Only 34.6% voted for the twelfth amendment in 1992 that would have made abortion legal when necessary to save the life of the mother. By 1995, the tables had turned for religious liberals and secular humanists where 50.2% voted in favour of legalising divorce. In 2015, an impressive 62% voted for Marriage Equality. By 2018, an overwhelming 66.4% voted for a woman’s right to choose through repealing the eighth amendment, paving the way for the legalisation of abortion subject to consultation with a doctor and a short waiting period. In an ideal world, basic rights like these shouldn’t be the subject of public opinion.
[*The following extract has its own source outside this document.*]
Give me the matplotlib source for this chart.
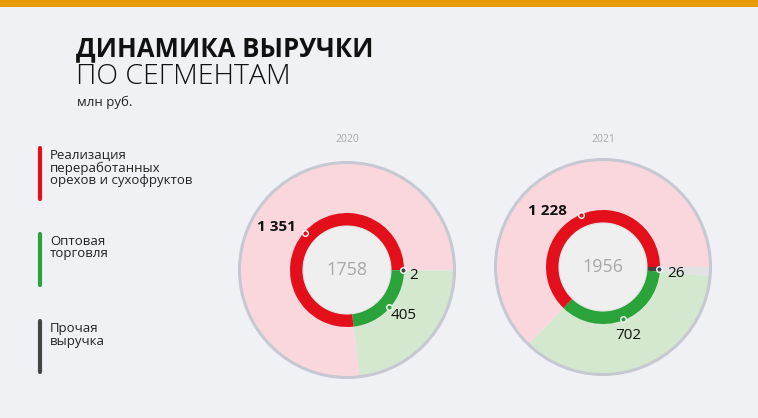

However the increasing support at each Irish referendum is an impressive victory over the forces of conservative religious coercion that led each ‘No’ campaign.
Perhaps the trend in Ireland will likewise be reflected in Israel, where religious liberals and secular Israelis are fighting similar battles against parts of the Orthodox establishment on issues such as marriage, divorce, non-Orthodox prayer at the Kotel, conversion and Shabbat.
Yet unlike Ireland, Israel is a country whose religious identity is very much connected to a national identity whose legitimacy is constantly being challenged from both internal and external critics.
However, for those who seek a more liberal and pluralistic expression of Judaism in Israel, one can take inspiration from the Irish example that when conflict subsides, so does attachment to coercive interpretations of religion.
For the sake of both Judaism and democracy in this country, to all the groups fighting to make the world’s only Jewish State more tolerant and accepting of diversity for all, I say “Praise Be!”